Worries After Joys of
Obama’s Re-election

By Shi Ze Hua

Translated By Yu Huifang

8 November 2012

Edited by Heather Martin

China - He Xun - Original Article (Chinese)

In the U.S. election the incumbent president, Democrat Barack Obama, has defeated Republican challenger Romney and was re-elected on Nov. 6.

A bird in the hand is worth two in the bush. For this election, more Americans voted for Obama, who rescued the U.S. economy from its slump, than for Romney's “give me an opportunity." However, the real test for Obama in the second term is still the unbearable sorrow, money.

In economic policy, the Obama administration is continuing its practical ways and not adhering rigidly to ideology. It does not blindly advocate crazy tax cuts like the Republicans, nor is it giving out large amounts of social benefits like the traditional "big government" Democrats; rather, it is using government spending and market intervention accordingly as catalysts for economic development. However, social security on a certain level also means a significant level of financial investment, while "taxing the rich" paranoia is likely to reduce the confidence of business development. For the next few years, the Obama administration will continue to walk the fine line between decreasing expenditure and increasing tax, searching for the golden mean in politics between the poor and rich.

In terms of social policy, Obama fought bravely in the election by advocating same-sex marriage and calling on young, American women to fight for their rights to abortion and contraception. As a result, young, free-spirited people of coastal areas were ecstatic and voted for him.

However, if the younger generation is to continue leading such lifestyles, this will mean opening a Pandora's box of various radical thoughts. The only way to resolve this is to increase federal expenditure on education so that the younger generation can all afford university education to nurture them to be models of freedom, openness and inclusiveness. And this, too, would require money.

Defense and foreign policy should assist the Obama administration in saving some money, as compared to the competitive and suspicious Republicans. For the past four years, the Obama administration has reduced their defense expenditure, leading American soldiers out of the two wars in Iraq and Afghanistan. This has saved much more money than what the Republicans have proposed.

However, the problem with the Democratic administration is its overwhelming concern with the “democratic process” of other countries as well as unifying the “liberal camp,” and it is willing to go to war too often, thereby wasting significant amounts of money. For the next few years to come, the two major minefields the Obama government should avoid are the civil wars of other countries and regional conflicts. Otherwise, the never-ending war expenditure will cripple the Democratic administration's future.

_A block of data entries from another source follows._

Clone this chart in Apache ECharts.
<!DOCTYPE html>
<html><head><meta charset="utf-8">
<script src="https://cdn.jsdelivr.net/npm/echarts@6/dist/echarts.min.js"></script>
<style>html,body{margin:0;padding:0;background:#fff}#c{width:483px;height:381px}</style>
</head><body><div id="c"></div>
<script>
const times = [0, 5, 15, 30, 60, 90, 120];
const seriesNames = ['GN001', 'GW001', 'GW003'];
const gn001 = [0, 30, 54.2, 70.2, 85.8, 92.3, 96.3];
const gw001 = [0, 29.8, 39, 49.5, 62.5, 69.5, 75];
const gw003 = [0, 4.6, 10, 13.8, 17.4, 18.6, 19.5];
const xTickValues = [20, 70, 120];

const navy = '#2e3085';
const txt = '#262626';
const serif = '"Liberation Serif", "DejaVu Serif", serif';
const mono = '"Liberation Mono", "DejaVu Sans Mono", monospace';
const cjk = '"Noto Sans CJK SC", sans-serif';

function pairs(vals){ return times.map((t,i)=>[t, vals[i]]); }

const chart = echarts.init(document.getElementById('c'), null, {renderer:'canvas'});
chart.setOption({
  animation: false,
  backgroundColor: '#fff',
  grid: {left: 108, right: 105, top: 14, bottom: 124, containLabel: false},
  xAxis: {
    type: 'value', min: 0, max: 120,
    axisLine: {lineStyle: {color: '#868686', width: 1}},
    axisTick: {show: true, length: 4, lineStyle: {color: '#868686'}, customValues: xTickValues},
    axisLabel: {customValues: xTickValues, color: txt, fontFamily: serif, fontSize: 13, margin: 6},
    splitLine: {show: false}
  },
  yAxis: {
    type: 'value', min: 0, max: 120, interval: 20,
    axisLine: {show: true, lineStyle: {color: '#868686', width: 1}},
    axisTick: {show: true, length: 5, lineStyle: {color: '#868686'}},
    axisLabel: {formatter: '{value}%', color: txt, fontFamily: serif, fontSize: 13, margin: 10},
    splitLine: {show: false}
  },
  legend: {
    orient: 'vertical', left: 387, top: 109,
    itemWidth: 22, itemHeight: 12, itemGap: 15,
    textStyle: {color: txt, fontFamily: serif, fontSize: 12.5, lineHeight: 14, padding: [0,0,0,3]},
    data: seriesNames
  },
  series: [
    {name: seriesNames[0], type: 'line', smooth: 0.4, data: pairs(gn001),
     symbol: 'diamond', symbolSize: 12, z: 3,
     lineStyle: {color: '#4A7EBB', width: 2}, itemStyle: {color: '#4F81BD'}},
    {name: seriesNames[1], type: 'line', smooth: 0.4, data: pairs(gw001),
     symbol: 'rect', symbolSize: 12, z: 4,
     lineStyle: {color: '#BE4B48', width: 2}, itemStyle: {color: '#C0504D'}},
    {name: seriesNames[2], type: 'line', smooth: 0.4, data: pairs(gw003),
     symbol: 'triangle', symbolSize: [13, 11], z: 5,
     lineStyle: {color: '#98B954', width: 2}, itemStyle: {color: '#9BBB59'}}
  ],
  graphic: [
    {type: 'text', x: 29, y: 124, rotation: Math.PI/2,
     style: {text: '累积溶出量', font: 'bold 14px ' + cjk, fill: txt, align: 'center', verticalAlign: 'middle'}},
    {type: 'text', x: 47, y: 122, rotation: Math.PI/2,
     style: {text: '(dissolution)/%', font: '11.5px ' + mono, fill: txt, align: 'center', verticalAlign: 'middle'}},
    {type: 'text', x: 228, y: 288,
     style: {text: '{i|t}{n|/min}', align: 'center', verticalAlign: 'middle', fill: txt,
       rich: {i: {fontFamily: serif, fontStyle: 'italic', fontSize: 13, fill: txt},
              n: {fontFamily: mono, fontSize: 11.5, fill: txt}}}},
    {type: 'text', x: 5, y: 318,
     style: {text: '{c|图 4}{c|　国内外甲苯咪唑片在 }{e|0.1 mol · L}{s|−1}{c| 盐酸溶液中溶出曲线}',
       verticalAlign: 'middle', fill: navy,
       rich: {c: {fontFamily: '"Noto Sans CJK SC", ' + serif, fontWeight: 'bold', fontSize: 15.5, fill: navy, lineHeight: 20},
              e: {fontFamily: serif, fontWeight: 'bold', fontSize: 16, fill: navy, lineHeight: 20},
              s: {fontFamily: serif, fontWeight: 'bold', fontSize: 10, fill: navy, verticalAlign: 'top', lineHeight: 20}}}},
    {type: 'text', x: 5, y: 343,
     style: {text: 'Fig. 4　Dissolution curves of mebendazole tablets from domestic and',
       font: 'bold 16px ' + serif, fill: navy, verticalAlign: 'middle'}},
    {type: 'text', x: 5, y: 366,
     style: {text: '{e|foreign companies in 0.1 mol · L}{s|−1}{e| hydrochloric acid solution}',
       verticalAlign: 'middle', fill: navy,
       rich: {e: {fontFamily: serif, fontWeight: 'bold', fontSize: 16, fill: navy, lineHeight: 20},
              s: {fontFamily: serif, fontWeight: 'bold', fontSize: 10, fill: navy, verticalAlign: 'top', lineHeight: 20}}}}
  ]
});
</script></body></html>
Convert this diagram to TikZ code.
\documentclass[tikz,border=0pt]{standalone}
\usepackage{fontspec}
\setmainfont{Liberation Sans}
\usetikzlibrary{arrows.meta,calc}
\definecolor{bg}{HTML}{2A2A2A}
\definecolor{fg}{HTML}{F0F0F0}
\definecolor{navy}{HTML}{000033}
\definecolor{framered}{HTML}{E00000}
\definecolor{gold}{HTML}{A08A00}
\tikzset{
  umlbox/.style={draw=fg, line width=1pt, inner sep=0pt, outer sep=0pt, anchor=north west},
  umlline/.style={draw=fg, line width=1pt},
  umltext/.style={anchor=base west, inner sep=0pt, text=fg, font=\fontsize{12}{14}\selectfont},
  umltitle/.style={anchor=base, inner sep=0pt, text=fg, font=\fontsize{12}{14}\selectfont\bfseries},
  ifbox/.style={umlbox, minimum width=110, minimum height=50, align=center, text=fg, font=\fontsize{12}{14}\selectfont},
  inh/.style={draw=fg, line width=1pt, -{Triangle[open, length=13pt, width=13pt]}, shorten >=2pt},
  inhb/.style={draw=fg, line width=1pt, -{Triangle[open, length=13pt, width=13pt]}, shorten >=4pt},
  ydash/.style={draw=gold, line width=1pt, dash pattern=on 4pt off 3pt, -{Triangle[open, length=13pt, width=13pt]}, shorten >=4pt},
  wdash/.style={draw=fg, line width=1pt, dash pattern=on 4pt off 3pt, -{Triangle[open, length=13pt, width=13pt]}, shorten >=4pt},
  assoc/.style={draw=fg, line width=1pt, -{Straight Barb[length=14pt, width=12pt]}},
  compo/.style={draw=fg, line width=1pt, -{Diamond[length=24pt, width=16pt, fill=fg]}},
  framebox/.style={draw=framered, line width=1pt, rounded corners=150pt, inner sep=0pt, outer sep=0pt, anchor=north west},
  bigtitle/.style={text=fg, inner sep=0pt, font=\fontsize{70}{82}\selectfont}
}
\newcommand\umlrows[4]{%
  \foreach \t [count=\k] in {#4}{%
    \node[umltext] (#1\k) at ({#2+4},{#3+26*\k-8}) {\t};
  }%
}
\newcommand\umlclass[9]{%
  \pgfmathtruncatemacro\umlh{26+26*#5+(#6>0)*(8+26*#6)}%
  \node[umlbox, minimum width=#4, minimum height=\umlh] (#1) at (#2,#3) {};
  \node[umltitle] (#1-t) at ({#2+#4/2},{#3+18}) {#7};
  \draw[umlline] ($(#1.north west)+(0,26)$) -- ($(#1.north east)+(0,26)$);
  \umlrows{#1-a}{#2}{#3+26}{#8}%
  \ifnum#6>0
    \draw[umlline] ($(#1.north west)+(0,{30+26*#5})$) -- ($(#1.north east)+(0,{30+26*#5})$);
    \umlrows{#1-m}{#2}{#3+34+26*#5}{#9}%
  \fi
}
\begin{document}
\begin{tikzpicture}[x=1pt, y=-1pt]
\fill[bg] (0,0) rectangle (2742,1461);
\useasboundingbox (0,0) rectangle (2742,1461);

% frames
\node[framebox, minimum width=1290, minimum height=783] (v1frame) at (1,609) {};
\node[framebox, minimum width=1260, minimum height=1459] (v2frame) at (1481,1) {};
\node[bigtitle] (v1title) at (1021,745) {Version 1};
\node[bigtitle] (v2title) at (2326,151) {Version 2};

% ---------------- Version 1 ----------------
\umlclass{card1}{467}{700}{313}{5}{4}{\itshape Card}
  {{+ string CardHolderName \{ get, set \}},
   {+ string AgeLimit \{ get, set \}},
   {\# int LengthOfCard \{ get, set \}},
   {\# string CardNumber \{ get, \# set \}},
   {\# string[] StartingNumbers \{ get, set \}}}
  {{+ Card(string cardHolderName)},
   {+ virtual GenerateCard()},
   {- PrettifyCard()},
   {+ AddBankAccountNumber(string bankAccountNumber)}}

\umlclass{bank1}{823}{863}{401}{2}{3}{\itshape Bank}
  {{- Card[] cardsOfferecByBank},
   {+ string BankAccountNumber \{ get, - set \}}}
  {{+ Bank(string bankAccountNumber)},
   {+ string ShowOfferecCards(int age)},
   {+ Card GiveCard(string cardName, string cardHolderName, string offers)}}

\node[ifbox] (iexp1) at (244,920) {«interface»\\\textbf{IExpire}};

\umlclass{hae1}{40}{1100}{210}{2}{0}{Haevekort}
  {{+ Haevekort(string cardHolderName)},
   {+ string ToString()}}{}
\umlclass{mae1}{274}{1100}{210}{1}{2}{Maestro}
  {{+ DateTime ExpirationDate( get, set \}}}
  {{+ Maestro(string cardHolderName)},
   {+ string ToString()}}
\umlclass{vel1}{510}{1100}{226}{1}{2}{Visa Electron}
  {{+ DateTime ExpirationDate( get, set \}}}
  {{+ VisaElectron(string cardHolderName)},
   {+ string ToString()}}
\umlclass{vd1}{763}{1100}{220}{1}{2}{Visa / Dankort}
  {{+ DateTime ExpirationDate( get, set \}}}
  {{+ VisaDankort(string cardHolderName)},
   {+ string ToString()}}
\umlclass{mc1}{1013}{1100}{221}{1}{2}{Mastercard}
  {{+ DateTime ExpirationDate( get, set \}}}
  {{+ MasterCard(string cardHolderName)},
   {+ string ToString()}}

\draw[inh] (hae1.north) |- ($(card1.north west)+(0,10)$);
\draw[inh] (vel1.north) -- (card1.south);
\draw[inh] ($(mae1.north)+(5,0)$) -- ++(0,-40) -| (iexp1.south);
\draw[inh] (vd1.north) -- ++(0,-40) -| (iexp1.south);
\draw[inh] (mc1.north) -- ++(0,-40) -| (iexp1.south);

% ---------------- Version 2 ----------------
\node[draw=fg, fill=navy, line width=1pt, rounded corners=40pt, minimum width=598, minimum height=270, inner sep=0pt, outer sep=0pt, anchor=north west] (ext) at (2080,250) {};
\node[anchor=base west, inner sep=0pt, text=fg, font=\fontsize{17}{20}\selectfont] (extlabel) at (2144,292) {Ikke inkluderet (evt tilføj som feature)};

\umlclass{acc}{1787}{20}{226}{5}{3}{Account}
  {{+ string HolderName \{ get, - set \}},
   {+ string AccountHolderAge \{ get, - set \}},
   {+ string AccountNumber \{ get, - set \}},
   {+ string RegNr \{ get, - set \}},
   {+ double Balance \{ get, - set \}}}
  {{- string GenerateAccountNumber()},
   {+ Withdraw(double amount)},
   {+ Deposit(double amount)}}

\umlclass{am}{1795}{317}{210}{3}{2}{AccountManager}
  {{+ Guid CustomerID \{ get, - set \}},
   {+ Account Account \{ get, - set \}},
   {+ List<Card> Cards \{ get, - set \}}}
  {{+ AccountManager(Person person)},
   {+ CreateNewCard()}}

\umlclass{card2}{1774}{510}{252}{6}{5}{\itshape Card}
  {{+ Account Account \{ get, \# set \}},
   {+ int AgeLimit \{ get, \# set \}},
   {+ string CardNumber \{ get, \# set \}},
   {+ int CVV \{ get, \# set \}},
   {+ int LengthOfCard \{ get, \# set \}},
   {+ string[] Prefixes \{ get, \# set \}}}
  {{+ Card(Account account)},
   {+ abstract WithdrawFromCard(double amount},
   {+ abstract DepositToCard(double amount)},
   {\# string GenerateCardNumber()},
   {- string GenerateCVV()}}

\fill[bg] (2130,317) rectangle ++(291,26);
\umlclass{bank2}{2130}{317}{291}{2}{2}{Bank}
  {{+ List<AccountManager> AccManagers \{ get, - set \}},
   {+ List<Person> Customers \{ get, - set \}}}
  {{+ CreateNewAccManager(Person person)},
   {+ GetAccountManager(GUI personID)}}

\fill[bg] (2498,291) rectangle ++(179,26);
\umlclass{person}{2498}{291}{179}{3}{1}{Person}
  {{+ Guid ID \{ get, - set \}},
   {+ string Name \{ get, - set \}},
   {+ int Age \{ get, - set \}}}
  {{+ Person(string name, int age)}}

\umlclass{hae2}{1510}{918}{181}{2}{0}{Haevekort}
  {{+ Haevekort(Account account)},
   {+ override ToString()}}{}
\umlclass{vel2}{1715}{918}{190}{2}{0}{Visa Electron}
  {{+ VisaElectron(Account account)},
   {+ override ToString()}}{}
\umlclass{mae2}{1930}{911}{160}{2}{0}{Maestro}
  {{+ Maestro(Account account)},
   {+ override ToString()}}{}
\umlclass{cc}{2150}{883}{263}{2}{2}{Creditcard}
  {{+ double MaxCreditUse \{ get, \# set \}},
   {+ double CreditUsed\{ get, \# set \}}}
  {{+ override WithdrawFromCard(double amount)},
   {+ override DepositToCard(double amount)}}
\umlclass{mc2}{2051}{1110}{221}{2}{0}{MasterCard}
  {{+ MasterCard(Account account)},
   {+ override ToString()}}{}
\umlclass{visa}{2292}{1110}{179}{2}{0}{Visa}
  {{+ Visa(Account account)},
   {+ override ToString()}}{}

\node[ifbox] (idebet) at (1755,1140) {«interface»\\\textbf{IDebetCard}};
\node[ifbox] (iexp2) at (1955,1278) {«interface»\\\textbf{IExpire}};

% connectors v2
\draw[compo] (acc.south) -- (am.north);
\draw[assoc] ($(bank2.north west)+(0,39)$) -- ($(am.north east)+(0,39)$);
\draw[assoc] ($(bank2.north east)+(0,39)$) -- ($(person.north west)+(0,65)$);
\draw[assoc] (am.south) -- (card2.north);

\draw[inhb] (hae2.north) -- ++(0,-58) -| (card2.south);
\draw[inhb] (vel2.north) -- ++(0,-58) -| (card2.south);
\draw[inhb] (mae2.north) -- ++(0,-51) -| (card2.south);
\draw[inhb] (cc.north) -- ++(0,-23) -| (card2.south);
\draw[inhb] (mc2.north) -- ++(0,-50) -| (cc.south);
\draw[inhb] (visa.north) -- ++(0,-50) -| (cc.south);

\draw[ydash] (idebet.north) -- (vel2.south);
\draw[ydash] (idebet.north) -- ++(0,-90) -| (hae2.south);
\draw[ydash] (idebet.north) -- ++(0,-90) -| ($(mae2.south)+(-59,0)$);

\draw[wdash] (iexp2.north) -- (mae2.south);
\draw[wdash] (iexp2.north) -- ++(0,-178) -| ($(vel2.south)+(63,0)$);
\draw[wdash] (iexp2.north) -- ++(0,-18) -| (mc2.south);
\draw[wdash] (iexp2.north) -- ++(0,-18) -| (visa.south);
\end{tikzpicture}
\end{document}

As for Sino-American relations for the next four years, the Obama administration’s foreign policy will include proceeding with its protectionist policies under the banner of protecting domestic labor rights. And the U.S. will not decrease its “guidance” for the Chinese economy and its economic policies. Still, the different structural benefits of Sino-American trade, investments and financial services will continue to be an important pillar in sustaining U.S. economic development and social stability. At the same time, returning to Asia ensures U.S. control over crucial areas and will greatly reduce Obama's limited foreign and financial resources. Among these, the best way for Obama to make money is moderate tension, but not to the extent of leading to a war in Asia or affecting the regional order; yet to a large extent, this will be a test of the flexibility and pragmatism of U.S. foreign policy.